Print the listing from its top line through the line containing "(med) [txt, text", nothing more, and leave out the pictures.

┌────────

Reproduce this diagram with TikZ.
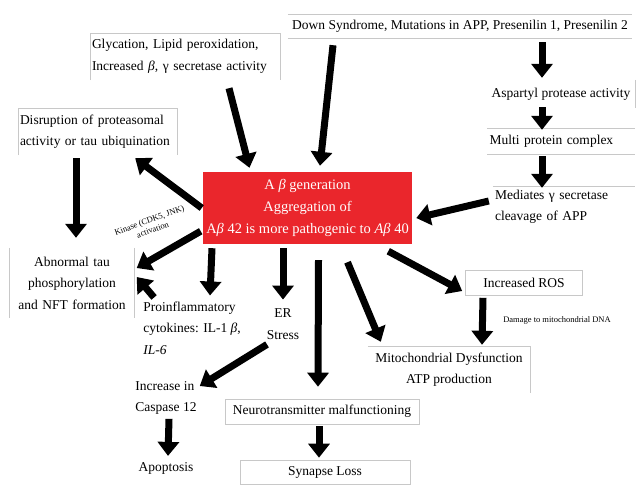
\documentclass[tikz,border=0pt]{standalone}
\usepackage{fontspec}
\setmainfont{Liberation Serif}
\usepackage{tikz}
\usetikzlibrary{calc, arrows.meta, positioning}
\definecolor{corered}{RGB}{234,38,44}
\definecolor{framegray}{RGB}{200,200,200}

\begin{document}
\begin{tikzpicture}[
        x=1pt, y=-1pt,
        txt/.style = {inner sep=2pt, font=\fontsize{13.5}{21.5}\selectfont},
        frame/.style = {txt, draw=framegray, line width=0.6pt},
        rule/.style = {draw=framegray, line width=0.6pt},
        core/.style = {rectangle, fill=corered, text=white, align=center, minimum width=207pt, minimum height=72pt, font=\fontsize{14.5}{22}\selectfont},
        note/.style = {inner sep=1pt, font=\fontsize{8.5}{10}\selectfont},
        arrow/.style = {draw=black, line width=7pt, -{Triangle[width=21pt,length=14pt]}}
    ]
        \useasboundingbox (0,0) rectangle (642,496);

        % === Central node ===
        \node (core) [core] at (307.5,208) {A \textit{β} generation\\Aggregation of\\A\textit{β} 42 is more pathogenic to \textit{Aβ} 40};

        % === Causes ===
        \node (down) [txt, minimum width=344pt, minimum height=24pt] at (460,26) {Down Syndrome, Mutations in APP, Presenilin 1, Presenilin 2};
        \node (glyc) [txt, text width=186pt, align=left, minimum height=47pt] at (185,56.5) {Glycation, Lipid peroxidation,\\Increased \textit{β}, γ secretase activity};
        \node (asp) [txt, minimum width=149pt, minimum height=28pt] at (561,94) {Aspartyl protease activity};
        \node (multi) [txt, text width=143pt, align=left, minimum height=26pt] at (561,141) {Multi protein complex};
        \node (med) [txt, text width=138pt, align=left, minimum height=42pt] at (564,207) {Mediates γ secretase\\cleavage of APP};

        % === Effects ===
        \node (disr) [txt, text width=155pt, align=left, minimum height=47pt] at (97.5,131.5) {Disruption of proteasomal\\activity or tau ubiquination};
        \node (tau) [txt, text width=121pt, align=center, minimum height=70pt] at (72,283) {Abnormal tau\\phosphorylation\\and NFT formation};
        \node (kin) [note, align=center, rotate=20] at (151,225) {Kinase (CDK5, JNK)\\activation};
        \node (infl) [txt, align=left] at (192,328) {Proinflammatory\\cytokines: IL-1 \textit{β},\\\textit{IL-6}};
        \node (er) [txt, align=center] at (283,324) {ER\\Stress};
        \node (casp) [txt, align=left] at (166,398) {Increase in\\Caspase 12};
        \node (apop) [txt] at (166,468) {Apoptosis};
        \node (neuro) [frame, minimum width=194pt, minimum height=25pt] at (322,411.5) {Neurotransmitter malfunctioning};
        \node (syn) [frame, minimum width=170pt, minimum height=24pt] at (325,472) {Synapse Loss};
        \node (ros) [frame, minimum width=117pt, minimum height=25pt] at (524,283) {Increased ROS};
        \node (dmg) [note] at (557,320) {Damage to mitochondrial DNA};
        \node (mito) [txt, minimum width=162pt, minimum height=47pt, align=center] at (449,369.5) {Mitochondrial Dysfunction\\ATP production};

        % === Open frames ===
        \draw [rule] (down.north west) -- (down.north east);
        \draw [rule] (down.south west) -- (down.south east);
        \draw [rule] (glyc.south west) -- (glyc.north west) -- (glyc.north east) -- (glyc.south east);
        \draw [rule] (disr.south west) -- (disr.north west) -- (disr.north east) -- (disr.south east);
        \draw [rule] (asp.north east) -- (asp.south east);
        \draw [rule] (multi.north west) -- (multi.north east);
        \draw [rule] (multi.south west) -- (multi.south east);
        \draw [rule] (med.north west) -- (med.north east);
        \draw [rule] (tau.north west) -- (tau.south west);
        \draw [rule] (tau.north east) -- (tau.south east);
        \draw [rule] (mito.north west) -- (mito.north east) -- (mito.south east);

        % === Arrows ===
        % into the core
        \draw [arrow] ($(down.south)+(-127,7)$) -- ($(core.north)+(12.5,-6)$);
        \draw [arrow] ($(glyc.south)+(44,8)$) -- ($(core.north)+(-58,-4)$);
        \draw [arrow] ($(med.west)+(-4,-6)$) -- ($(core.east)+(4,10)$);

        % right chain
        \draw [arrow] ($(down.south)+(82,4)$) -- ($(asp.north)+(-19,-2)$);
        \draw [arrow] ($(asp.south)+(-19,-1)$) -- ($(multi.north)+(-19,2)$);
        \draw [arrow] ($(multi.south)+(-19,2)$) -- ($(med.north)+(-22,2)$);

        % out of the core
        \draw [arrow] ($(core.west)+(-1,0)$) -- ($(disr.south east)+(-42,3)$);
        \draw [arrow] ($(disr.south)+(-21.5,3)$) -- ($(tau.north)+(4,-10)$);
        \draw [arrow] ($(core.south west)+(-2,-13)$) -- ($(tau.east)+(2,-15)$);
        \draw [arrow] ($(infl.north west)+(13,-2)$) -- ($(tau.east)+(2,-6)$);
        \draw [arrow] ($(core.south)+(-95.5,4)$) -- ($(infl.north)+(18,-4)$);
        \draw [arrow] ($(core.south)+(-24.5,4)$) -- ($(er.north)+(0,-7)$);
        \draw [arrow] ($(core.south)+(11,16)$) -- ($(neuro.north)+(-4,-12)$);
        \draw [arrow] ($(core.south)+(40,18)$) -- ($(mito.north west)+(13,-4)$);
        \draw [arrow] ($(core.south east)+(-24,7)$) -- ($(ros.west)+(-3,8)$);

        % lower chains
        \draw [arrow] ($(ros.south)+(-41,2)$) -- ($(mito.north)+(33,-1)$);
        \draw [arrow] ($(er.south)+(-16,3)$) -- ($(casp.east)+(1,-12)$);
        \draw [arrow] ($(casp.south)+(3,2)$) -- ($(apop.north)+(2,-4)$);
        \draw [arrow] ($(neuro.south)+(-3,2)$) -- ($(syn.north)+(-6,-2)$);

    \end{tikzpicture}
\end{document}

└────────

Result ::
Reproduce this diagram with TikZ.
\documentclass[tikz,border=0pt]{standalone}
\usepackage{fontspec}
\setmainfont{Liberation Serif}
\usepackage{tikz}
\usetikzlibrary{calc, arrows.meta, positioning}
\definecolor{corered}{RGB}{234,38,44}
\definecolor{framegray}{RGB}{200,200,200}

\begin{document}
\begin{tikzpicture}[
        x=1pt, y=-1pt,
        txt/.style = {inner sep=2pt, font=\fontsize{13.5}{21.5}\selectfont},
        frame/.style = {txt, draw=framegray, line width=0.6pt},
        rule/.style = {draw=framegray, line width=0.6pt},
        core/.style = {rectangle, fill=corered, text=white, align=center, minimum width=207pt, minimum height=72pt, font=\fontsize{14.5}{22}\selectfont},
        note/.style = {inner sep=1pt, font=\fontsize{8.5}{10}\selectfont},
        arrow/.style = {draw=black, line width=7pt, -{Triangle[width=21pt,length=14pt]}}
    ]
        \useasboundingbox (0,0) rectangle (642,496);

        % === Central node ===
        \node (core) [core] at (307.5,208) {A \textit{β} generation\\Aggregation of\\A\textit{β} 42 is more pathogenic to \textit{Aβ} 40};

        % === Causes ===
        \node (down) [txt, minimum width=344pt, minimum height=24pt] at (460,26) {Down Syndrome, Mutations in APP, Presenilin 1, Presenilin 2};
        \node (glyc) [txt, text width=186pt, align=left, minimum height=47pt] at (185,56.5) {Glycation, Lipid peroxidation,\\Increased \textit{β}, γ secretase activity};
        \node (asp) [txt, minimum width=149pt, minimum height=28pt] at (561,94) {Aspartyl protease activity};
        \node (multi) [txt, text width=143pt, align=left, minimum height=26pt] at (561,141) {Multi protein complex};
        \node (med) [txt, text width=138pt, align=left, minimum height=42pt] at (564,207) {Mediates γ secretase\\cleavage of APP};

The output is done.